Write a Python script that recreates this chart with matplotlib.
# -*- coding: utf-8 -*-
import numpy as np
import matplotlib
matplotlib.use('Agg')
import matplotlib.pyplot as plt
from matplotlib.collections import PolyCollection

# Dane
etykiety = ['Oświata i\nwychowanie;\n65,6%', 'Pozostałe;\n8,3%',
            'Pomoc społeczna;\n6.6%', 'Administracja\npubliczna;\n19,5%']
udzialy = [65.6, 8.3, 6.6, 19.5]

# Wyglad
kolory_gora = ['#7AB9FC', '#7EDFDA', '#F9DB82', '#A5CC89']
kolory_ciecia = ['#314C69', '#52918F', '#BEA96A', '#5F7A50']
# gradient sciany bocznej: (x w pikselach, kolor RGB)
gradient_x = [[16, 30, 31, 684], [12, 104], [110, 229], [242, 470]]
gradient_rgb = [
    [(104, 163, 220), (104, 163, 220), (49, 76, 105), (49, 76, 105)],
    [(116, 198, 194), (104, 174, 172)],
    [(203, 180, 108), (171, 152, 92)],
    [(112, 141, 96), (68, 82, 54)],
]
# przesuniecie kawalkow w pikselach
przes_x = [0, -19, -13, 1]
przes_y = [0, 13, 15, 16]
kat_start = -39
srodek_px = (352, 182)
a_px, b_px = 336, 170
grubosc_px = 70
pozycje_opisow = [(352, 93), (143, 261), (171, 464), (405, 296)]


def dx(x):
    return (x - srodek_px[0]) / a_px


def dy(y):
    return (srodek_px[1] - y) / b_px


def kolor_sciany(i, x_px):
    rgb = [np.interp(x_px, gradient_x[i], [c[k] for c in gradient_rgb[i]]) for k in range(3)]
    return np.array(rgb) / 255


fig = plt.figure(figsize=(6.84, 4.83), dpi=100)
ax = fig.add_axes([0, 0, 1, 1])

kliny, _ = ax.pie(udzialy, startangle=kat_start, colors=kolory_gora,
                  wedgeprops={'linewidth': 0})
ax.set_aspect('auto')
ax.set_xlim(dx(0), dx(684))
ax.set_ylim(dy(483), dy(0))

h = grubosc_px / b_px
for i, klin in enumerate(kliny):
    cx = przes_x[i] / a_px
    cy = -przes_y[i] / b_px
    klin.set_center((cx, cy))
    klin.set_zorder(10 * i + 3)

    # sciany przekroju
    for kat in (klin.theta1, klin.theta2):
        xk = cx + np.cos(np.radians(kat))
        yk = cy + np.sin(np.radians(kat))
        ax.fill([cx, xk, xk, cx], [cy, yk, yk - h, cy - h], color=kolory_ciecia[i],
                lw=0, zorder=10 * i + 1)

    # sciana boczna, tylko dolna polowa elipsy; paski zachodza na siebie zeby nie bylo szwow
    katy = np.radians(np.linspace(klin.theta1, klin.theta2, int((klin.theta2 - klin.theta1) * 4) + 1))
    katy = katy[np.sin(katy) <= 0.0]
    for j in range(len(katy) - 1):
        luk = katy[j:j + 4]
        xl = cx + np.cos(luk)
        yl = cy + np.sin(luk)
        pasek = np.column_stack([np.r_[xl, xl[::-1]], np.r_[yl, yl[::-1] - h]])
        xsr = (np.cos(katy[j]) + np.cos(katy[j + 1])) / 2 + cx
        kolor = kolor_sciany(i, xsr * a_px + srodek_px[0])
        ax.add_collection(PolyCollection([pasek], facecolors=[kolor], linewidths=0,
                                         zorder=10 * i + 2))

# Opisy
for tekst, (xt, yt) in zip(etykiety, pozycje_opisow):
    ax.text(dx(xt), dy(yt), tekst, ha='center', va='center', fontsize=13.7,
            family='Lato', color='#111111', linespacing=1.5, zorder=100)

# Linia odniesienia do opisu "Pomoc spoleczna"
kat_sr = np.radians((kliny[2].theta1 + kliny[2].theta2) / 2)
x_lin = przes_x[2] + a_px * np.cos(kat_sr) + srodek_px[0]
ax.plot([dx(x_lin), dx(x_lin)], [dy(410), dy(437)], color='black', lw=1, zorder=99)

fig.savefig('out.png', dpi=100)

▬▬▬▬▬▬▬▬▬▬

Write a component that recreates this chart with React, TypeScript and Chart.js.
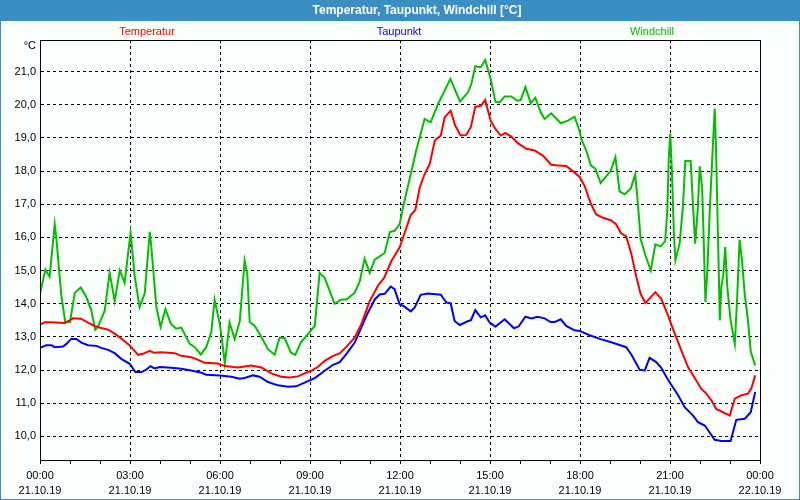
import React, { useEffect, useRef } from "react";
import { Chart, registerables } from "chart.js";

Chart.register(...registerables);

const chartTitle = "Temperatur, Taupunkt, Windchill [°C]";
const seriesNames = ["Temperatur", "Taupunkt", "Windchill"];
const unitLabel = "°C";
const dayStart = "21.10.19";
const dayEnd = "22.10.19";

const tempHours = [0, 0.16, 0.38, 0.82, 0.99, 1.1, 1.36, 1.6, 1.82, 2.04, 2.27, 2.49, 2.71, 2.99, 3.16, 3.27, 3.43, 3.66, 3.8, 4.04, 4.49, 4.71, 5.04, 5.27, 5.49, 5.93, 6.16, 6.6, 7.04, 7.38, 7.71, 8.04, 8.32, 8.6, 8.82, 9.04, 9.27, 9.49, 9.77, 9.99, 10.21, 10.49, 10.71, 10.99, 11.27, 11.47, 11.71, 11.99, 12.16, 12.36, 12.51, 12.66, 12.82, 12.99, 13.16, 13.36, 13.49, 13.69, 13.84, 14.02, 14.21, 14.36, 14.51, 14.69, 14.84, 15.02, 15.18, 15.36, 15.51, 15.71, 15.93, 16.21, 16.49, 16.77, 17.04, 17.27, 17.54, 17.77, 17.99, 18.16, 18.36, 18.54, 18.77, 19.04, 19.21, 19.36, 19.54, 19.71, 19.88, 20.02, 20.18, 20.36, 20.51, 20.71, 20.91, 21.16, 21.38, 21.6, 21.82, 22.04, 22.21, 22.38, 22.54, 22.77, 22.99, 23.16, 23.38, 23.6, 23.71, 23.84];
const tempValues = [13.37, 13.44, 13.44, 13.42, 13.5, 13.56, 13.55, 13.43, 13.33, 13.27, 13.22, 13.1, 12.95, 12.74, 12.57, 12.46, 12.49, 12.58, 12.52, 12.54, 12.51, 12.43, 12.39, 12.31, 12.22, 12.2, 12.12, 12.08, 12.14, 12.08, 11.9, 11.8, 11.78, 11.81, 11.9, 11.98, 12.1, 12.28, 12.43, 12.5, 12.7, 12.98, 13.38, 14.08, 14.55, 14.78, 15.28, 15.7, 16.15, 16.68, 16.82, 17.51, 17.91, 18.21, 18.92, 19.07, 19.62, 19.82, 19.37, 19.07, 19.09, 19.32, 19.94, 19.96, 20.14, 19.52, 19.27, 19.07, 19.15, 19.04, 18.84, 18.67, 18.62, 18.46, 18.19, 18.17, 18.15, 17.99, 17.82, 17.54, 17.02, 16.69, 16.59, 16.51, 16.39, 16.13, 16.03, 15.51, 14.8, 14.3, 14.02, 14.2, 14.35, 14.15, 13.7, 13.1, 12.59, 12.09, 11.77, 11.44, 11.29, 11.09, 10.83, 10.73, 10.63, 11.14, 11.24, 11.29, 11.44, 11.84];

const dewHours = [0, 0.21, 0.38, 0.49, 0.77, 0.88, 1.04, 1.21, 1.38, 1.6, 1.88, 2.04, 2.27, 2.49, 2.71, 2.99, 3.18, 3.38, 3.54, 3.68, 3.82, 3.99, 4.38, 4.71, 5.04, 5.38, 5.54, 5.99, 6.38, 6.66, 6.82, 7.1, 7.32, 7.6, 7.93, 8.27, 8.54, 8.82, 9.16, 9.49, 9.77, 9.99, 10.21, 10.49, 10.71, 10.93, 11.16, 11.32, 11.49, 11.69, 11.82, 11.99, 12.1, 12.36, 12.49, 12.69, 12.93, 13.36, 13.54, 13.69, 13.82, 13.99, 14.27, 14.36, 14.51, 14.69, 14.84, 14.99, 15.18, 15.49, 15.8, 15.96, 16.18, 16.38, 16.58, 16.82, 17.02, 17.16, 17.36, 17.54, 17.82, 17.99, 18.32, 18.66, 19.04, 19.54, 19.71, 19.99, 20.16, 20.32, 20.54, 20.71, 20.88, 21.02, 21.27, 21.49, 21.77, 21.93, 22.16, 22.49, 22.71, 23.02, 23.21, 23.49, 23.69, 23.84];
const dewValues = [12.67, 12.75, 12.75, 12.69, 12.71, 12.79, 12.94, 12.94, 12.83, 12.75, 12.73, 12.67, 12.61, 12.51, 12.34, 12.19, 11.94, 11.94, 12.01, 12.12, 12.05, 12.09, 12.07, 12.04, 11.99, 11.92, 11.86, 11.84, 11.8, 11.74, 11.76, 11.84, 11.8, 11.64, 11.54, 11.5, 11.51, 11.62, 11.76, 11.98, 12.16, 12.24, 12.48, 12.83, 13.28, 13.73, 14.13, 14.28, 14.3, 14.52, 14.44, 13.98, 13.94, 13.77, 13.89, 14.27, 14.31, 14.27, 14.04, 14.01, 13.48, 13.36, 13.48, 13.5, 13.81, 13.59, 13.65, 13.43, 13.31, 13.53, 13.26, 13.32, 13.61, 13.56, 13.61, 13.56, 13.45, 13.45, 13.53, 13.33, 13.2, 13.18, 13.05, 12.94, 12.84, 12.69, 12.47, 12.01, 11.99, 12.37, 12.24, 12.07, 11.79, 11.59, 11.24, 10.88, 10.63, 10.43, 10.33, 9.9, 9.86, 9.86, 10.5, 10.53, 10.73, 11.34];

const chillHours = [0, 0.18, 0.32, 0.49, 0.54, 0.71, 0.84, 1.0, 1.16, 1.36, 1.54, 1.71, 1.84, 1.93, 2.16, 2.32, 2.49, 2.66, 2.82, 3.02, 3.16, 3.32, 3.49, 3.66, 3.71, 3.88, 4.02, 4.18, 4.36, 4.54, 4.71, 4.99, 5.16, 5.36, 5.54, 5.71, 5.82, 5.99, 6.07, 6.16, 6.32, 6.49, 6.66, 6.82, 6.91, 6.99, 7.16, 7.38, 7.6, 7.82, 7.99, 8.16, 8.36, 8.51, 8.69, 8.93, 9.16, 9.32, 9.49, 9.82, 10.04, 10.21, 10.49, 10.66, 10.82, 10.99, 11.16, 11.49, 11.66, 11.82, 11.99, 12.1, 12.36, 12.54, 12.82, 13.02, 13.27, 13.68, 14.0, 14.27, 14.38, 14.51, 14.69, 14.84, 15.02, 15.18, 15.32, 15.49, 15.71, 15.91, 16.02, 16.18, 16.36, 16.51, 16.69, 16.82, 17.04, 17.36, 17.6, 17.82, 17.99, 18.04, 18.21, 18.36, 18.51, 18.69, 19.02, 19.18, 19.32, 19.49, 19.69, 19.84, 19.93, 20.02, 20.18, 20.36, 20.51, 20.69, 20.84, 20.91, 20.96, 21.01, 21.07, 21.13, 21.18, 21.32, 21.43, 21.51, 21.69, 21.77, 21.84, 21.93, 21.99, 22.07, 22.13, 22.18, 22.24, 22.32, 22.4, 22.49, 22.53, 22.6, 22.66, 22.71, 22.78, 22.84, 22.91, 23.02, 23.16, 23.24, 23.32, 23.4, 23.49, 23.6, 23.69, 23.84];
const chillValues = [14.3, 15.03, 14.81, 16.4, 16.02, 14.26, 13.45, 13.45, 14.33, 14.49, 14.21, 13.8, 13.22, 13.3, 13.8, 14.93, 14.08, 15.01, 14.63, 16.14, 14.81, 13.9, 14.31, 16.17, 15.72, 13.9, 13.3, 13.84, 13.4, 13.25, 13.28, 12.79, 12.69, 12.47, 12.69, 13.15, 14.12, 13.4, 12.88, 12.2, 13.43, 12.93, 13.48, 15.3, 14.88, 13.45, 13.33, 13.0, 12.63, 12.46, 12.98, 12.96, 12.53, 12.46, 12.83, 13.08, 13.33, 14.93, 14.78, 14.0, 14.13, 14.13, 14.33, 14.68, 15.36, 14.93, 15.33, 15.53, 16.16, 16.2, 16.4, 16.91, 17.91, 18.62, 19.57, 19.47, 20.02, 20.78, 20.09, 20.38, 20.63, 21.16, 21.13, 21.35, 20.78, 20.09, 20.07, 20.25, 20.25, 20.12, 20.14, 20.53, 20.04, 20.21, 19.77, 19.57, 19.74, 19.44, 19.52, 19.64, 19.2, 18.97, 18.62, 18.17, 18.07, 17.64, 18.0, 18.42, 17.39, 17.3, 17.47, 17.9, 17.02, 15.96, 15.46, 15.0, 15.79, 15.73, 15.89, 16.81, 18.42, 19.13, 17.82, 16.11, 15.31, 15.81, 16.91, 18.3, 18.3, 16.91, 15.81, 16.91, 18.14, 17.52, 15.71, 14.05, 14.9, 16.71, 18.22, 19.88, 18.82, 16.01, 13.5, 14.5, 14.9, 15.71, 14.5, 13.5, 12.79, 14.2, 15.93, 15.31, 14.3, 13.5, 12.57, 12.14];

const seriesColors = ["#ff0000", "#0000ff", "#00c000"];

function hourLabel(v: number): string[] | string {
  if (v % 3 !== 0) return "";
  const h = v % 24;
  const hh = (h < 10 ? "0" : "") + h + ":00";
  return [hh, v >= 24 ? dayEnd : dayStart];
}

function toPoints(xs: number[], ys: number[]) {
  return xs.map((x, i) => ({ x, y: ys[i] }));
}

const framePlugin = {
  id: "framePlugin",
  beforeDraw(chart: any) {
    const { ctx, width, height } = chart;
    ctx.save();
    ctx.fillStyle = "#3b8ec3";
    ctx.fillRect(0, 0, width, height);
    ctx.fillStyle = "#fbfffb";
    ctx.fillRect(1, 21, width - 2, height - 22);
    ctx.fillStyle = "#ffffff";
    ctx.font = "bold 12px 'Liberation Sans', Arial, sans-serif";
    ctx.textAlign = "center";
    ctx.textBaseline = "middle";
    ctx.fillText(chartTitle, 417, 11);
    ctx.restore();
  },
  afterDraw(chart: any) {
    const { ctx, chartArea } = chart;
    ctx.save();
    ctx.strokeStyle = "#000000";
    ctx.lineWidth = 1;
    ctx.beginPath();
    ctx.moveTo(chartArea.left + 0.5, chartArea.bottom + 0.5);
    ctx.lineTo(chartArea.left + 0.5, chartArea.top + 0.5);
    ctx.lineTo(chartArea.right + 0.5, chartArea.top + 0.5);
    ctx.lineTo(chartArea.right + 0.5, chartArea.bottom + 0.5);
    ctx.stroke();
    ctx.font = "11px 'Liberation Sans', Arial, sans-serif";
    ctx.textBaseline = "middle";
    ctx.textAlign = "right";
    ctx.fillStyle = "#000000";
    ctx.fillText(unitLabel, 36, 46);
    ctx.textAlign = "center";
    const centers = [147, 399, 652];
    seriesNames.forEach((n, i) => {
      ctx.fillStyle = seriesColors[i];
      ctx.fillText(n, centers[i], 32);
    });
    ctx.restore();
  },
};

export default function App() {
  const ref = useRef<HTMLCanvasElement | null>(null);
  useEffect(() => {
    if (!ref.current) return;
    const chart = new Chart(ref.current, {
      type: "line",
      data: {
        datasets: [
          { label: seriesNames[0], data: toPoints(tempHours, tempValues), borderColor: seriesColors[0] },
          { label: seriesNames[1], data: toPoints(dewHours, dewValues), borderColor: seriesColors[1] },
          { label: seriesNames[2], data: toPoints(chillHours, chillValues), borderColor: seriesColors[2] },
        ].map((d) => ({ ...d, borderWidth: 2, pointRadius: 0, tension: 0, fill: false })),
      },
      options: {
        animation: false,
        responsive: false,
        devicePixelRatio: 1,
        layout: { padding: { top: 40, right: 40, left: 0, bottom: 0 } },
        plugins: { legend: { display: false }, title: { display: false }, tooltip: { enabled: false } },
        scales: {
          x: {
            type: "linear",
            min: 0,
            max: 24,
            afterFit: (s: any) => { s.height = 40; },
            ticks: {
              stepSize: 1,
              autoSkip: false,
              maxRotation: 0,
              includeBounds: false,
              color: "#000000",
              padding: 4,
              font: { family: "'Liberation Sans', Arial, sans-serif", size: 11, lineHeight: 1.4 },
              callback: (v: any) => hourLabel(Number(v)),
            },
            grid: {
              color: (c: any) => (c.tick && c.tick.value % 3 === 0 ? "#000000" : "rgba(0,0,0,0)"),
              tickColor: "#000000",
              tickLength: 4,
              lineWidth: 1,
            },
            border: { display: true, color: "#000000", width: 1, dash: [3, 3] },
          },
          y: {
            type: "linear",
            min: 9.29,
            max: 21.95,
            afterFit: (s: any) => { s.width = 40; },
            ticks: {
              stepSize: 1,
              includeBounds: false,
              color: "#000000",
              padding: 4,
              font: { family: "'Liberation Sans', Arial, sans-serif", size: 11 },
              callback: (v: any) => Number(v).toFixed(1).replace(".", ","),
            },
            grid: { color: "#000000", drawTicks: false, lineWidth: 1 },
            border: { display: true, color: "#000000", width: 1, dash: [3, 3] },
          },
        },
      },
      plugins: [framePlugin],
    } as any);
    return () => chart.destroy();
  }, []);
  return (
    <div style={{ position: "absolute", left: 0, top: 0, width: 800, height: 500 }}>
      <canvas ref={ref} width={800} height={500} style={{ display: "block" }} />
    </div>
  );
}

▬▬▬▬▬▬▬▬▬▬

» What to work on:
Begin with the line containing "Write a Python" and end with the line containing "from matplotlib.collections import"; repeat every line from start to finish exactly, and nothing outside them.

» Correct result:
Write a Python script that recreates this chart with matplotlib.
# -*- coding: utf-8 -*-
import numpy as np
import matplotlib
matplotlib.use('Agg')
import matplotlib.pyplot as plt
from matplotlib.collections import PolyCollection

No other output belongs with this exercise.